With this clarification the ECB seems to recognize the systemic support these swap lines provide, and will have to find other means of keeping a lid on the euro if that’s what they want to do.
>
> On Tue, Dec 23, 2008 at 9:21 AM, Cesar wrote:
>
> I agree with Franko comments.
>
> See press release from Dec 19th below.
>
> The Governing Council of the ECB has decided, in agreement
> with other central banks including the Federal Reserve, to
> continue conducting US dollar liquidity-providing operations at
> terms of 7, 28 and 84 days. These operations will continue to
> take the form of repurchase operations against ECB-eligible
> collateral and to be carried out as fixed rate tenders with full
> allotment.
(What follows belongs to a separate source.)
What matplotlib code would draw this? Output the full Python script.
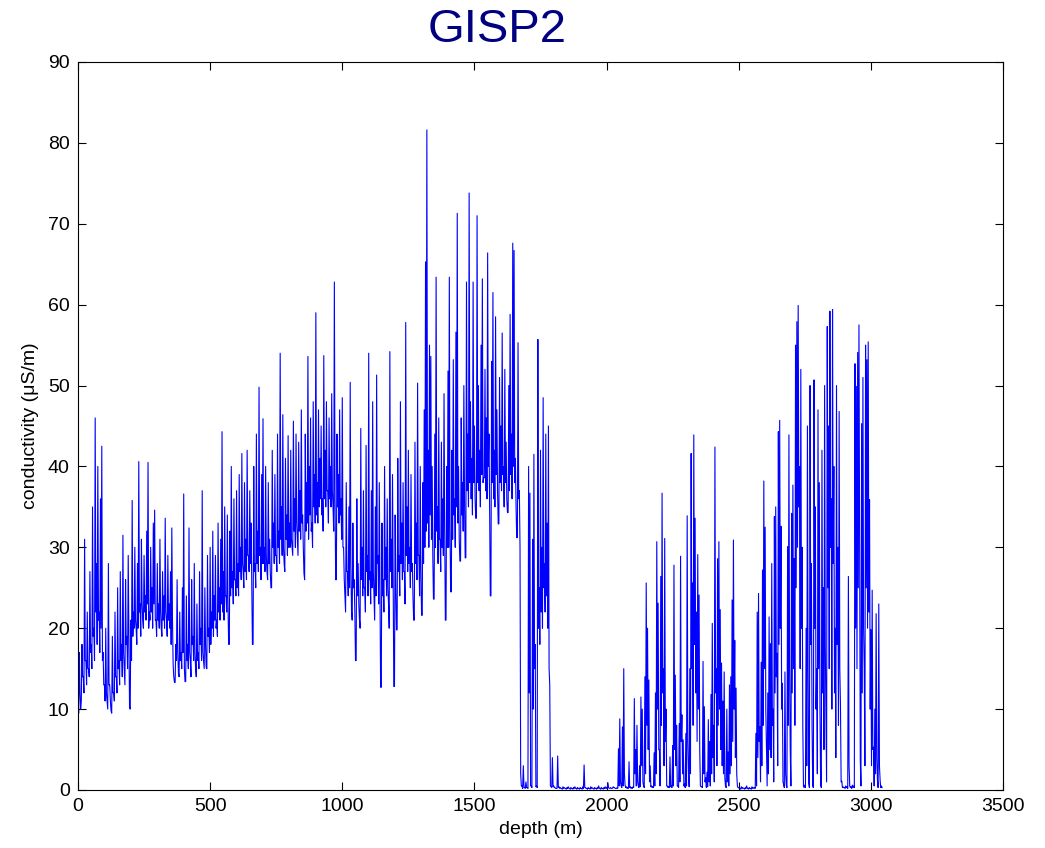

Given the limited demand, the operations in the
> form of EUR/USD foreign exchange swaps will be discontinued
> at the end of January but could be started again in the
> future, if needed in view of prevailing market circumstances.
>
>
> n Mon, Dec 22, 2008 at 8:05 PM, Warren wrote:
>
> Cesar, please check this out, thanks!
>
> W
>
Matt says:
Mr Mosler,
I think the swap lines between the ECB and the US Fed may not be the same swap operations that last week the ECB talked about terminating at the end of Jan 09.
The ECB currently offers term US$ liquidity (US$ that has been provided from the Fed via a previous swap between central banks) 2 ways. 1 way is via a collateralized operation, and 2 is a swap of euros for dollars.
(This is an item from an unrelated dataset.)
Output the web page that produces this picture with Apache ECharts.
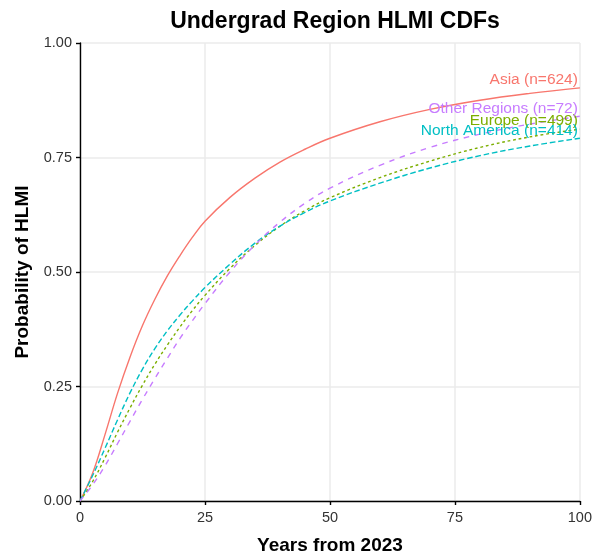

On 15 October the ECB announced the swap facility:
“Provision of US dollar liquidity through foreign exchange swaps: As from 21 October 2008, and at least until the end of January 2009, in parallel with the existing tenders in which the Eurosystem offers US dollar liquidity against ECB-eligible collateral, the Eurosystem will also offer US dollar liquidity through EUR/USD foreign exchange swaps. The EUR/USD foreign exchange swap tenders will be carried out at a fixed price (i.e. swap point) with full allotment. Further details on the tender procedures for EUR/USD foreign exchange swaps will be released shortly.”
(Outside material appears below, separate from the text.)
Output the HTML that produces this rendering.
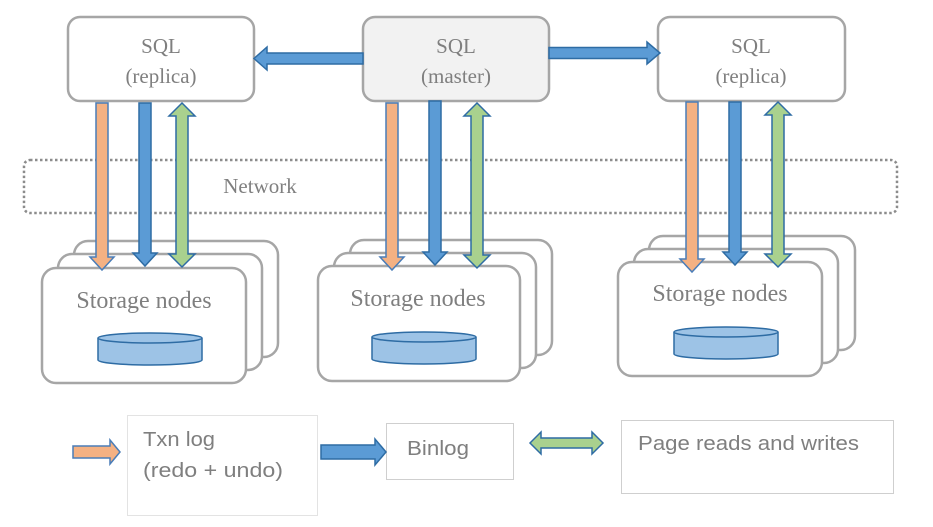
<!DOCTYPE html>
<html><head><style>
html,body{margin:0;padding:0;background:#fff;}
svg{display:block;}
.serif{font-family:"Liberation Serif",serif;fill:#7f7f7f;}
.sans{font-family:"Liberation Sans",sans-serif;fill:#7f7f7f;}
</style></head><body>
<svg width="933" height="527" viewBox="0 0 933 527" xmlns="http://www.w3.org/2000/svg">
<!-- network -->
<rect x="24" y="160" width="873" height="53" rx="6" fill="none" stroke="#8c8c8c" stroke-width="2.5" stroke-dasharray="2.5,2.5"/>
<text x="260" y="193" class="serif" font-size="21" text-anchor="middle">Network</text>

<!-- SQL boxes -->
<rect x="68" y="17" width="186" height="84" rx="12" fill="#fff" stroke="#a6a6a6" stroke-width="2.5"/>
<text x="161" y="53" class="serif" font-size="21" text-anchor="middle">SQL</text>
<text x="161" y="83" class="serif" font-size="21" text-anchor="middle">(replica)</text>
<rect x="363" y="17" width="186" height="84" rx="12" fill="#f2f2f2" stroke="#a6a6a6" stroke-width="2.5"/>
<text x="456" y="53" class="serif" font-size="21" text-anchor="middle">SQL</text>
<text x="456" y="83" class="serif" font-size="21" text-anchor="middle">(master)</text>
<rect x="658" y="17" width="187" height="84" rx="12" fill="#fff" stroke="#a6a6a6" stroke-width="2.5"/>
<text x="751" y="53" class="serif" font-size="21" text-anchor="middle">SQL</text>
<text x="751" y="83" class="serif" font-size="21" text-anchor="middle">(replica)</text>

<!-- storage stacks -->
<g fill="#fff" stroke="#a6a6a6" stroke-width="2.5">
<rect x="74" y="241" width="204" height="116" rx="14"/>
<rect x="58" y="254" width="204" height="116" rx="14"/>
<rect x="42" y="268" width="204" height="115" rx="14"/>
<rect x="350" y="240" width="202" height="115" rx="14"/>
<rect x="334" y="253" width="202" height="115" rx="14"/>
<rect x="318" y="266" width="202" height="115" rx="14"/>
<rect x="649" y="236" width="206" height="114" rx="14"/>
<rect x="634" y="249" width="204" height="114" rx="14"/>
<rect x="618" y="262" width="204" height="114" rx="14"/>
</g>
<text x="144" y="308" class="serif" font-size="24" text-anchor="middle">Storage nodes</text>
<text x="418" y="306" class="serif" font-size="24" text-anchor="middle">Storage nodes</text>
<text x="720" y="301" class="serif" font-size="24" text-anchor="middle">Storage nodes</text>

<!-- cylinders -->
<g fill="#9dc3e6" stroke="#2e6ca4" stroke-width="1.5">
<path d="M98,338 V360 A52,5 0 0 0 202,360 V338"/><ellipse cx="150" cy="338" rx="52" ry="5"/>
<path d="M372,337 V359 A52,5 0 0 0 476,359 V337"/><ellipse cx="424" cy="337" rx="52" ry="5"/>
<path d="M674,332 V354 A52,5 0 0 0 778,354 V332"/><ellipse cx="726" cy="332" rx="52" ry="5"/>
</g>

<!-- vertical arrows -->
<g stroke-width="1.5" stroke-linejoin="miter">
<g fill="#f4b183" stroke="#4a7db8">
<polygon points="96,103 108,103 108,257 114,257 102,270 90,257 96,257"/>
<polygon points="386,103 398,103 398,257 404,257 392,270 380,257 386,257"/>
<polygon points="686,102 698,102 698,259 704,259 692,272 680,259 686,259"/>
</g>
<g fill="#5b9bd5" stroke="#2e6ca4">
<polygon points="139,103 151,103 151,253 157,253 145,266 133,253 139,253"/>
<polygon points="429,101 441,101 441,252 447,252 435,265 423,252 429,252"/>
<polygon points="729,102 741,102 741,252 747,252 735,265 723,252 729,252"/>
<polygon points="363,53 267,53 267,47 254,58.5 267,70 267,64 363,64"/>
<polygon points="549,47.5 647,47.5 647,42 660,53 647,64 647,58.5 549,58.5"/>
</g>
<g fill="#a9d18e" stroke="#2e6ca4">
<polygon points="182,103 195,116 188,116 188,254 195,254 182,267 169,254 176,254 176,116 169,116"/>
<polygon points="477,103 490,116 483,116 483,255 490,255 477,268 464,255 471,255 471,116 464,116"/>
<polygon points="778,102 791,115 784,115 784,254 791,254 778,267 765,254 772,254 772,115 765,115"/>
</g>
</g>

<!-- legend -->
<rect x="127.5" y="415.5" width="190" height="100" fill="#fff" stroke="#e3e3e3" stroke-width="1"/>
<text x="143" y="446" class="sans" font-size="20" textLength="72" lengthAdjust="spacingAndGlyphs">Txn log</text>
<text x="143" y="477" class="sans" font-size="20" textLength="140" lengthAdjust="spacingAndGlyphs">(redo + undo)</text>
<rect x="386.5" y="423.5" width="127" height="56" fill="#fff" stroke="#cfcfcf" stroke-width="1"/>
<text x="407" y="455" class="sans" font-size="20" textLength="62" lengthAdjust="spacingAndGlyphs">Binlog</text>
<rect x="621.5" y="420.5" width="272" height="73" fill="#fff" stroke="#cfcfcf" stroke-width="1"/>
<text x="638" y="450" class="sans" font-size="20" textLength="221" lengthAdjust="spacingAndGlyphs">Page reads and writes</text>
<g stroke-width="1.5">
<polygon points="73,446 110,446 110,440 120,452 110,464 110,458 73,458" fill="#f4b183" stroke="#4a7db8"/>
<polygon points="321,445 375,445 375,439 386,452 375,465 375,459 321,459" fill="#5b9bd5" stroke="#2e6ca4"/>
<polygon points="530,443 541,432 541,438 592,438 592,432 603,443 592,454 592,448 541,448 541,454" fill="#a9d18e" stroke="#2e6ca4"/>
</g>
</svg>
</body></html>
These “swap” type of transactions look like they never caught on (real Euros would have to be provided after all!), as most of the USD provided by the ECB ($100s of billions) have gone the “collateralized” auction route. For instance last week they did a 28-day where the collateralized operation had 47 bidders for $47.5 billion and the swap had one bidder for $70 million. So I think the ECB is just eliminating this liquidity swap vehicle because of “lack of interest”, but plans on providing US$ liquidity via collateralized auctions until at least the April 30 current expiration of the overall ECB to US Fed swap lines.
I could be mis-reading this but I offer my observations.